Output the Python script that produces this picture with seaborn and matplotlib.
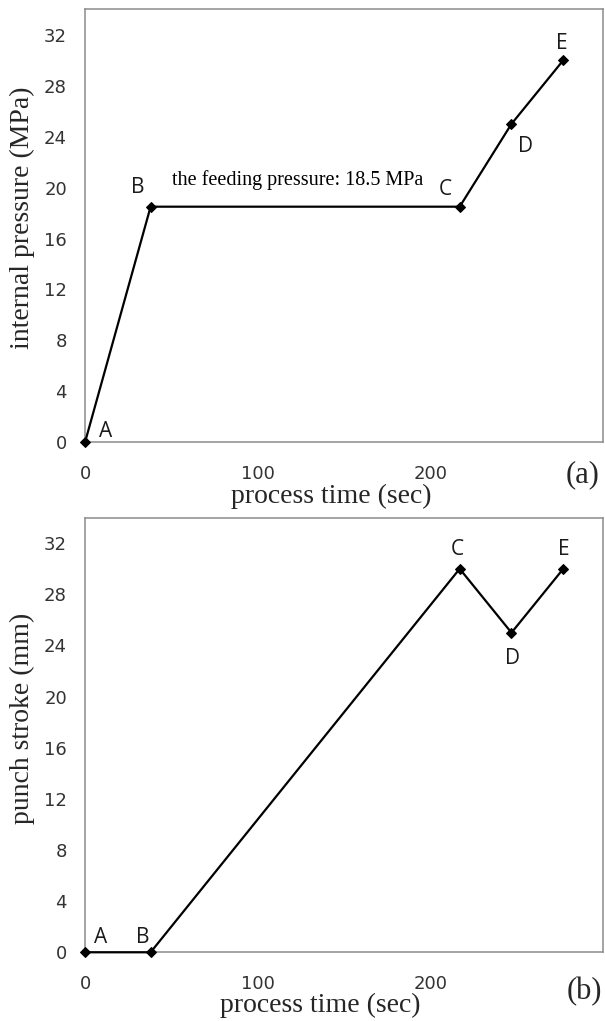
import matplotlib
matplotlib.use("Agg")
import matplotlib.pyplot as plt
import seaborn as sns

# process time (sec) at the points A..E
point_names = ["A", "B", "C", "D", "E"]
time_sec = [0, 38, 217, 247, 277]

# (a) internal pressure (MPa)
pressure_mpa = [0, 18.5, 18.5, 25, 30]
# (b) punch stroke (mm)
stroke_mm = [0, 0, 30, 25, 30]

x_ticks = [0, 50, 100, 150, 200, 250, 300]
x_tick_labels = ["0", "", "100", "", "200", "", ""]
y_ticks = list(range(0, 34, 2))
y_tick_labels = [str(v) if v % 4 == 0 else "" for v in y_ticks]

feed_note = "the feeding pressure: 18.5 MPa"

sns.set_style("white")
plt.rcParams["font.family"] = ["DejaVu Sans"]

SPINE = "#8c8c8c"
SERIF = ["Liberation Serif", "DejaVu Serif"]

# label offsets (pixels) for the point letters
offs_a = [(21, 5), (-13, 14), (-14, 12), (14, -28), (-1, 11)]
offs_b = [(16, 9), (-8, 9), (-2, 14), (1, -31), (1, 14)]

fig = plt.figure(figsize=(6.05, 10.21), dpi=100)
ax1 = fig.add_axes([0.1405, 0.5668, 0.8562, 0.4241])
ax2 = fig.add_axes([0.1405, 0.0673, 0.8562, 0.4257])


def draw_panel(ax, yvals, ylabel, offs, xlab_x, xlab_y, ylab_y):
    sns.lineplot(x=time_sec, y=yvals, ax=ax, color="black", linewidth=1.6,
                 marker="D", markersize=5.5, markeredgecolor="black",
                 sort=False, clip_on=False, zorder=5)
    ax.set_xlim(0, 300)
    ax.set_ylim(0, 34)
    ax.set_xticks(x_ticks)
    ax.set_xticklabels(x_tick_labels)
    ax.set_yticks(y_ticks)
    ax.set_yticklabels(y_tick_labels)
    ax.tick_params(axis="both", direction="out", length=4, width=1,
                   color=SPINE, labelcolor="#333333", labelsize=13)
    ax.tick_params(axis="x", pad=12)
    ax.tick_params(axis="y", pad=9)
    for sp in ax.spines.values():
        sp.set_color(SPINE)
        sp.set_linewidth(1.1)
        sp.set_visible(True)
    ax.set_xlabel("process time (sec)", family=SERIF, fontsize=20)
    ax.xaxis.set_label_coords(xlab_x, xlab_y)
    ax.set_ylabel(ylabel, family=SERIF, fontsize=20)
    ax.yaxis.set_label_coords(-0.097, ylab_y)
    for name, x, y, (dx, dy) in zip(point_names, time_sec, yvals, offs):
        ax.annotate(name, (x, y), xytext=(dx, dy), textcoords="offset pixels",
                    ha="center", va="baseline", fontsize=15,
                    family=["Open Sans", "DejaVu Sans"], color="#1a1a1a")


draw_panel(ax1, pressure_mpa, "internal pressure (MPa)", offs_a,
           0.476, -0.095, 0.518)
draw_panel(ax2, stroke_mm, "punch stroke (mm)", offs_b,
           0.454, -0.093, 0.539)

ax1.text(123, 20.2, feed_note, ha="center", va="baseline",
         family=SERIF, fontsize=14.5, color="black")

fig.text(583 / 605, 1 - 475 / 1021, "(a)", ha="center", va="center",
         family=SERIF, fontsize=22)
fig.text(584 / 605, 1 - 992 / 1021, "(b)", ha="center", va="center",
         family=SERIF, fontsize=22)

fig.savefig("out.png", dpi=100)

####

SET PROBLEM:
Quote, exactly and only, the lines from the first line of the data above through the line containing "stroke_mm = [0, 0, 30, 25, 30]". The pictures do not belong in it.

COMPLETE RESPONSE:
Output the Python script that produces this picture with seaborn and matplotlib.
import matplotlib
matplotlib.use("Agg")
import matplotlib.pyplot as plt
import seaborn as sns

# process time (sec) at the points A..E
point_names = ["A", "B", "C", "D", "E"]
time_sec = [0, 38, 217, 247, 277]

# (a) internal pressure (MPa)
pressure_mpa = [0, 18.5, 18.5, 25, 30]
# (b) punch stroke (mm)
stroke_mm = [0, 0, 30, 25, 30]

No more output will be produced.